Coming to Apache Storm is a real-time message processing system and can we edit or manipulate data in the real-time. It is pulling the data from Kafka and applies some required manipulation for easily process in streams data in the real-time data processing.

2. What are the key benefits of using Storm for Real-Time Processing?

Real fast: Apache Storm can process 1000 messages per 10seconds per one node.

Fault-Tolerant: Apache Storm detects the fault automatically and re-starts the functional attributes.

Easy to Operate: The Operating Apache Stor is very easy

3. Does Apache Storm act as a Proxy server?

Yes, Apache Storm acts as a proxy also by using the mod_proxy. It implements a proxy, gateway or cache for Apache Storm.

4. How can kill a topology in Apache Storm?

Simply we can run: storm kill {stormname}

Give the same name to storm kill as you used when submitting in Storm topology.

5. What are the common configurations in Apache Storm?

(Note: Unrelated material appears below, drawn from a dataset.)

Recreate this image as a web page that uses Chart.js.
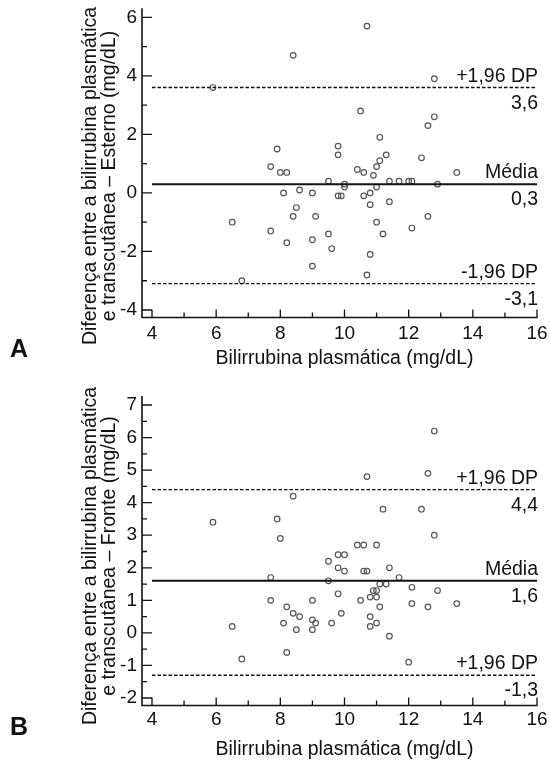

In Apache Storm there are different types of configurations can set topology. Here are some common ones that are set for a topology.

  1. Config.TOPOLOGY_WORKERS: In this set the number of worker processes to use to execute the topology.
  2. Config.TOPOLOGY_ACKER_EXECUTORS: In this set the number of executors that will track tuple trees and detect when a spout tuple has been fully processing by not setting this variable is null.
  3. Config.TOPOLOGY_MAX_SPOUT_PENDING: In this sets the maximum number of spouts tuples that can be pending on a single spout task at once.
  4. Config.TOPOLOGY_MESSAGE_TIMEOUT_SECS: This is the maximum amount of time a spout tuple has to be fully completed before it is considered failed.
  5. Config.TOPOLOGY_SERALIZATIONS: Can register more serializers to Storm using this config so that you can use custom types within tuples.